If at a location outside of a licensed health care facility, valid DNR Orders may include:

  • Fully executed EMSA/CMA Prehospital Do Not Resuscitate Form
  • DNR Medallion
  • POLST with DNR checked
  • Advanced Health Care Directive (AHCD) with instructions to withhold/discontinue resuscitation.

Figure 1.  In California, Medic Alert and Caring Advocates are the two medallion providers approved to issue DNR medallions. 

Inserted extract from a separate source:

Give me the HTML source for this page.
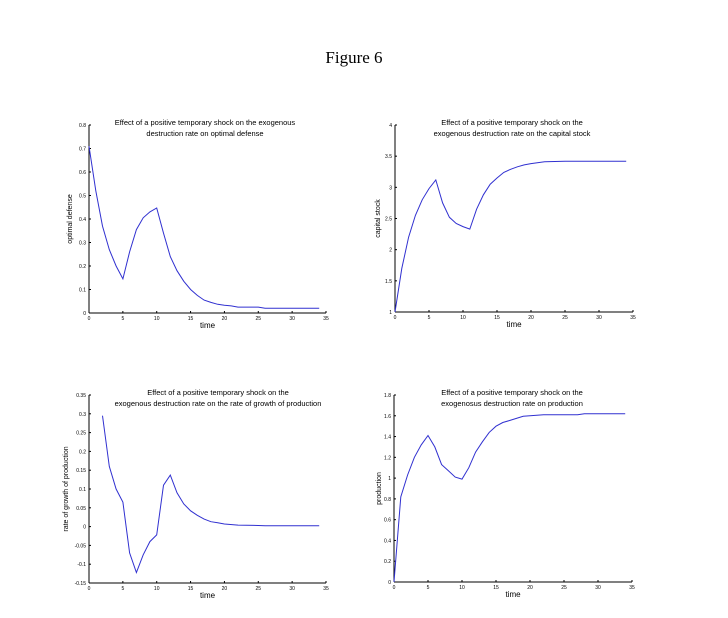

Patients with a DNR may desire selected medical interventions to include IV fluids, IV antibiotics, intubation, CPAP, oxygen or suctioning if they are breathing and/or with a pulse.  This may be documented on a POLST form, AHCD or determined in discussion with the patient or the patient’s legal decision-maker.  Evaluation of treatment goals will determine if the patient is best served by transporting to the hospital.  In some cases, transport may not be indicated if  they are against patient wishes and goals of care.  For any cases involving unusual circumstances or questions on appropriate care in accordance with policy, EMS providers can always contact the Base for guidance.



Case Conclusion

The patient’s son arrives and thanks paramedics for caring for his mother.  He confirms that no further care is desired.  Paramedics depart.  A few hours after her son’s arrival, the patient becomes apneic and pulseless with a bradycardic PEA rhythm.  Within a few minutes, the patient’s rhythm changes to asystole.  She has no spontaneous breathing, no pulse, and no neurologic reflexes.  She is pronounced dead at the facility by her physician in the company of her son.